Jacques took more than $253,000 in commissions and applied a “churning,” strategy to the way he invested their money. Churning is an illegal and unethical practise of buying and selling of securities specifically to generate commissions. At the same time that Jacques was generating excessive commissions, the market was doing well and Fields could have doubled her portfolio if she had invested her portfolio in a broad market index such as the Toronto Stock Exchange Index.
Jacques made a high number of risky trades over the four-year period, involving various speculative penny stocks. In general the higher the stock’s risk the bigger the commission paid to the broker and investment firm. But in 2014, the Investment Industry Regulatory Organization of Canada (IIROC) fined Jaques $80,000 for failing to ensure that investments he made for Field were suitable for her and failing to co-operate with its investigation.
Jaques was also permanently banned from his registered advisor position and was ordered to pay $20,000 in costs.

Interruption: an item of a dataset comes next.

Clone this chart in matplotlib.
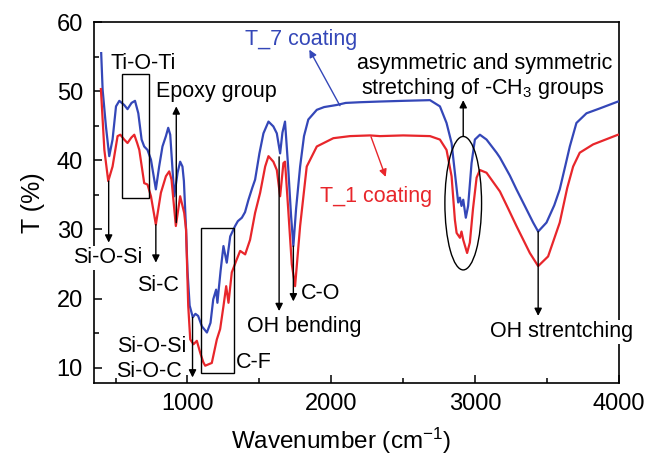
import matplotlib
matplotlib.use("Agg")
import matplotlib.pyplot as plt
from matplotlib.patches import Rectangle, Ellipse

plt.rcParams['font.family'] = ['Liberation Sans', 'DejaVu Sans']
plt.rcParams['mathtext.fontset'] = 'custom'
plt.rcParams['mathtext.rm'] = 'Liberation Sans'
plt.rcParams['mathtext.it'] = 'Liberation Sans'

# ---- data ----
wn_t7 = [400, 410, 433, 456, 479, 503, 526, 560, 583, 611, 635, 658, 681, 699, 722, 746, 780, 803, 826,
         850, 866, 880, 908, 931, 949, 965, 975, 990, 1000, 1015, 1037, 1055, 1074, 1100, 1135, 1160,
         1179, 1199, 1208, 1230, 1250, 1273, 1297, 1331, 1350, 1378, 1400, 1424, 1450, 1470, 1500, 1528,
         1563, 1597, 1621, 1644, 1660, 1678, 1700, 1720, 1736, 1755, 1783, 1810, 1840, 1899, 1950, 2037,
         2100, 2200, 2337, 2500, 2686, 2755, 2801, 2836, 2859, 2882, 2894, 2905, 2917, 2935, 2951, 2975,
         2998, 3033, 3079, 3149, 3172, 3241, 3287, 3350, 3403, 3438, 3496, 3550, 3588, 3630, 3658, 3704,
         3774, 3866, 3993, 4000]
t7 = [55.5, 50.2, 44.9, 40.6, 43.0, 47.8, 48.6, 48.0, 47.4, 48.3, 48.6, 46.8, 43.0, 42.0, 41.5, 40.1,
      35.8, 39.1, 42.0, 43.5, 44.7, 43.7, 34.8, 38.2, 39.8, 39.1, 37.0, 30.0, 24.0, 19.0, 17.3, 17.8, 17.5,
      16.0, 15.1, 16.5, 19.9, 21.3, 19.4, 24.0, 27.6, 25.2, 29.0, 30.5, 31.2, 31.7, 32.5, 34.3, 36.0, 37.2,
      41.0, 43.9, 45.6, 44.9, 43.9, 41.0, 44.0, 45.6, 39.0, 32.0, 27.6, 33.0, 39.1, 43.5, 45.9, 47.3, 47.7,
      48.0, 48.3, 48.4, 48.5, 48.6, 48.7, 47.8, 45.4, 42.5, 38.2, 33.9, 34.6, 33.4, 34.3, 31.7, 33.4, 39.6,
      43.0, 43.7, 43.0, 41.1, 40.4, 37.8, 35.8, 33.2, 31.0, 29.7, 31.0, 33.5, 35.8, 39.5, 42.0, 45.4,
      46.8, 47.5, 48.5, 48.5]

wn_t1 = [398, 422, 449, 479, 514, 533, 560, 583, 610, 630, 650, 665, 699, 722, 746, 780, 815, 850, 873,
         889, 919, 949, 977, 990, 1005, 1019, 1042, 1065, 1088, 1110, 1123, 1169, 1204, 1227, 1250, 1269,
         1285, 1308, 1343, 1366, 1401, 1435, 1470, 1505, 1540, 1563, 1597, 1621, 1644, 1667, 1678, 1700,
         1725, 1748, 1783, 1829, 1899, 2014, 2130, 2269, 2338, 2500, 2686, 2755, 2801, 2836, 2859, 2871,
         2894, 2905, 2917, 2944, 2963, 2985, 3010, 3033, 3079, 3172, 3230, 3287, 3380, 3438, 3507, 3588,
         3640, 3681, 3727, 3820, 3993, 4000]
t1 = [50.3, 41.5, 37.0, 39.1, 43.5, 43.7, 43.0, 42.5, 43.3, 43.7, 42.5, 41.5, 36.7, 36.5, 34.8, 30.7,
      35.3, 37.7, 38.4, 37.2, 30.5, 34.8, 32.4, 30.0, 19.0, 14.1, 13.4, 13.9, 12.2, 10.8, 10.3, 10.7, 14.1,
      15.6, 18.9, 21.8, 19.4, 23.8, 25.7, 26.9, 26.4, 28.5, 32.4, 35.3, 39.1, 40.6, 39.8, 38.6, 34.8, 39.6,
      39.8, 33.0, 25.0, 21.8, 30.5, 39.1, 42.0, 43.2, 43.5, 43.6, 43.5, 43.6, 43.5, 43.0, 41.5, 37.7, 31.4,
      29.5, 28.8, 29.7, 28.5, 26.6, 28.1, 33.0, 37.5, 38.6, 38.2, 35.5, 33.0, 30.5, 26.6, 24.7, 26.1, 31.0,
      36.0, 39.1, 41.1, 42.3, 43.7, 43.7]

x_ticks = [1000, 2000, 3000, 4000]
y_ticks = [10, 20, 30, 40, 50, 60]

BLUE = '#3447b8'
RED = '#e8262b'

fig = plt.figure(figsize=(6.64, 4.65), dpi=100)
ax = fig.add_axes([94/664, 1-383/465, (619-94)/664, (383-22)/465])

ax.plot(wn_t7, t7, color=BLUE, lw=1.6, zorder=3)
ax.plot(wn_t1, t1, color=RED, lw=1.6, zorder=3)

ax.set_xlim(350, 4000)
ax.set_ylim(7.8, 60)
ax.set_xticks(x_ticks)
ax.set_yticks(y_ticks)
ax.set_xticks([500, 1500, 2500, 3500], minor=True)
ax.set_yticks([15, 25, 35, 45, 55], minor=True)
ax.tick_params(which='both', direction='in', labelsize=17, width=1.1)
ax.tick_params(which='major', length=6)
ax.tick_params(which='minor', length=3.5)
ax.tick_params(axis='y', pad=8)
ax.tick_params(axis='x', pad=7)
for s in ax.spines.values():
    s.set_linewidth(1.2)

ax.set_xlabel('Wavenumber (cm$^{-1}$)', fontsize=17.5)
ax.xaxis.set_label_coords(0.47, -0.118)
ax.set_ylabel('T (%)', fontsize=18, labelpad=8)

fs = 15.5
ap = dict(arrowstyle='-|>', color='k', lw=1.0, mutation_scale=11, shrinkA=0, shrinkB=0)
wb = dict(facecolor='white', edgecolor='none', pad=1)

# series labels
ax.text(1793, 57.5, 'T_7 coating', color=BLUE, fontsize=fs, ha='center', va='center')
ax.annotate('', xy=(1847, 56.0), xytext=(2060, 47.9),
            arrowprops=dict(ap, color=BLUE))
ax.text(2314, 34.7, 'T_1 coating', color=RED, fontsize=fs, ha='center', va='center')
ax.annotate('', xy=(2378, 37.6), xytext=(2276, 43.4),
            arrowprops=dict(ap, color=RED))

# Ti-O-Ti
ax.text(465, 54.0, 'Ti-O-Ti', fontsize=fs, ha='left', va='center')
ax.add_patch(Rectangle((544, 34.6), 729-544, 52.5-34.6, fill=False, ec='k', lw=1.0, zorder=4))

# Epoxy group
ax.text(780, 50.0, 'Epoxy group', fontsize=fs, ha='left', va='center')
ax.annotate('', xy=(922, 47.8), xytext=(922, 31.0), arrowprops=ap)

# Si-O-Si (left)
ax.annotate('', xy=(452, 28.1), xytext=(452, 37.0), arrowprops=ap)
ax.text(447, 25.9, 'Si-O-Si', fontsize=fs, ha='center', va='center', bbox=wb, zorder=5)

# Si-C
ax.annotate('', xy=(780, 25.2), xytext=(780, 30.7), arrowprops=ap)
ax.text(797, 21.9, 'Si-C', fontsize=fs, ha='center', va='center')

# Si-O-Si / Si-O-C
ax.text(996, 13.1, 'Si-O-Si', fontsize=fs, ha='right', va='center')
ax.text(962, 9.5, 'Si-O-C', fontsize=fs, ha='right', va='center')
ax.annotate('', xy=(1035, 8.6), xytext=(1035, 17.3), arrowprops=ap)

# C-F
ax.add_patch(Rectangle((1095, 9.3), 1325-1095, 30.2-9.3, fill=False, ec='k', lw=1.0, zorder=4))
ax.text(1336, 10.75, 'C-F', fontsize=fs, ha='left', va='center')

# OH bending
ax.annotate('', xy=(1637, 18.2), xytext=(1637, 40.5), arrowprops=ap)
ax.text(1417, 16.0, 'OH bending', fontsize=fs, ha='left', va='center')

# C-O
ax.annotate('', xy=(1736, 19.6), xytext=(1736, 27.6), arrowprops=ap)
ax.text(1788, 20.7, 'C-O', fontsize=fs, ha='left', va='center')

# CH3 stretching
ax.text(3067, 54.0, 'asymmetric and symmetric', fontsize=fs, ha='center', va='center')
ax.text(3050, 50.4, 'stretching of -CH$_3$ groups', fontsize=fs, ha='center', va='center')
ax.add_patch(Ellipse((2917, 33.8), 255, 19.3, fill=False, ec='k', lw=1.0, zorder=4))
ax.annotate('', xy=(2917, 48.7), xytext=(2917, 43.45), arrowprops=ap)

# OH stretching
ax.annotate('', xy=(3438, 17.5), xytext=(3438, 29.7), arrowprops=ap)
ax.text(3600, 15.2, 'OH strentching', fontsize=fs, ha='center', va='center', bbox=wb, zorder=5)

fig.savefig('out.png', dpi=100)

To date, Jaques has not paid any of his fines and unlike in Ontario, P.E.I., Alberta and Quebec the IIROC doesn’t have the power in B.C to use courts to collect fines.
These financial worries have caused Haddon to delay his retirement from his job as a mental health worker. Louise Field has multiple sclerosis and it’s prevented her from working for the last three decades. The court case has been adjourned because of Fields deteriorating health, and no future date has been set.